H.N. Vous avez raison de souligner l’implantation géographique. Nous avons visité des dizaines de sites en France et même prospecté à l’étranger. Bien sûr, la proximité des ports d’Anvers et Rotterdam est un atout pour une entreprise comme la nôtre qui réalise une part importante de son chiffre d’affaires à l’exportation. Et le canal Seine-Nord Europe constitue, de ce point de vue, la cerise sur le gâteau : nous pourrons remplacer à terme les camions par les péniches et ainsi réduire notre empreinte carbone. La logistique n’est pas négligeable non plus : nous nous situons au cœur de la plus grande région productrice de sucre en France ; sur un rayon de 100 km on trouve ici pas moins de 8 sucreries et 4 glucoseries. Mais aujourd’hui, notre atout principal c’est l’optimisation des ressources, c’est-à-dire toutes les synergies industrielles que nous pouvons construire. Ainsi, nous avons un partenariat renforcé avec l’entreprise Tereos : elle acheminera les matières premières directement par tuyauterie, elle nous fournira en énergie (vapeur d’eau) et traitera nos effluents grâce à sa station d’épuration. Mais nous restons 100% indépendants.
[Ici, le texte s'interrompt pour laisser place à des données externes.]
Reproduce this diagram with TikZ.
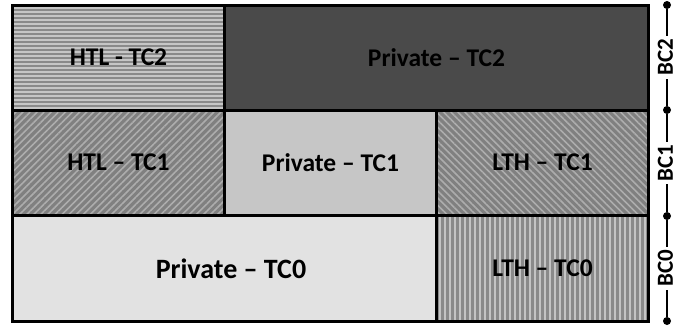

Justement, comment pouvez-vous garantir cette indépendance ?
H.N. Nous sommes une entreprise familiale. Cinq générations se sont succédés chez Nigay pour contribuer à son succès ; et la sixième génération fait son entrée. Au début des années 80, nous réalisions 2% de notre chiffre d’affaires à l’exportation, autant dire que c’était confidentiel et plutôt passif, des amis chefs d’entreprises à l’étranger emportaient notre caramel dans leurs valises pour le faire connaître ; mon frère a développé ce secteur et nous avons progressé jusqu’à 62% en 2017. Nous choisissons des partenaires qui partagent nos valeurs. Ce qui nous intéresse c’est l’implantation dans la vie locale, un territoire, un terroir. Ainsi, dès la phase initiale du projet, nous avons pris contact avec Agrosphères, c’est un réseau précieux, et nous sommes partis à la rencontre des élus locaux qui nous ont toujours très bien accueillis.

Ces valeurs que vous défendez, quelles sont-elles ?
H.N. Nous distribuons très peu de dividendes. Notre vocation, ce n’est pas la rentabilité immédiate  ; nous sommes des industriels, ce qui nous intéresse c’est l’amélioration constante de nos produits et la satisfaction du client. Cette philosophie nous la développons à tous les niveaux  : en interne, nous avons un programme ambitieux de qualité de vie au travail ; en externe, nous sommes particulièrement sensibles aux aspects de développement durable.

Donc pour vous, tous les voyants sont au vert ?
H.N. Nous sommes prudents. Nous sommes en phase de croissance et il nous faut l’assurer en équilibre avec nos deux sites. Ensuite, tout dépendra de l’évolution du marché. La société fait la chasse au sucre, certaines molécules ont été prises pour cible dans la presse, le caramel n’est pas épargné. Mais ce qui nous préoccupe le plus aujourd’hui, ce sont les évolutions réglementaires  : avec la suppression des quotas sucriers, nous passons d’un secteur ultra-protégé à l’ultralibéralisme avec le risque d’avoir des variations de prix difficilement gérables. Nous ne pouvons pas passer notre temps à négocier avec des clients qui s’affolent quand les prix montent et demandent à ne pas être pénalisés ou bien qui exigent, lorsque les prix baissent, leur « part du gâteau ». Nous sommes des industriels, pas des spéculateurs.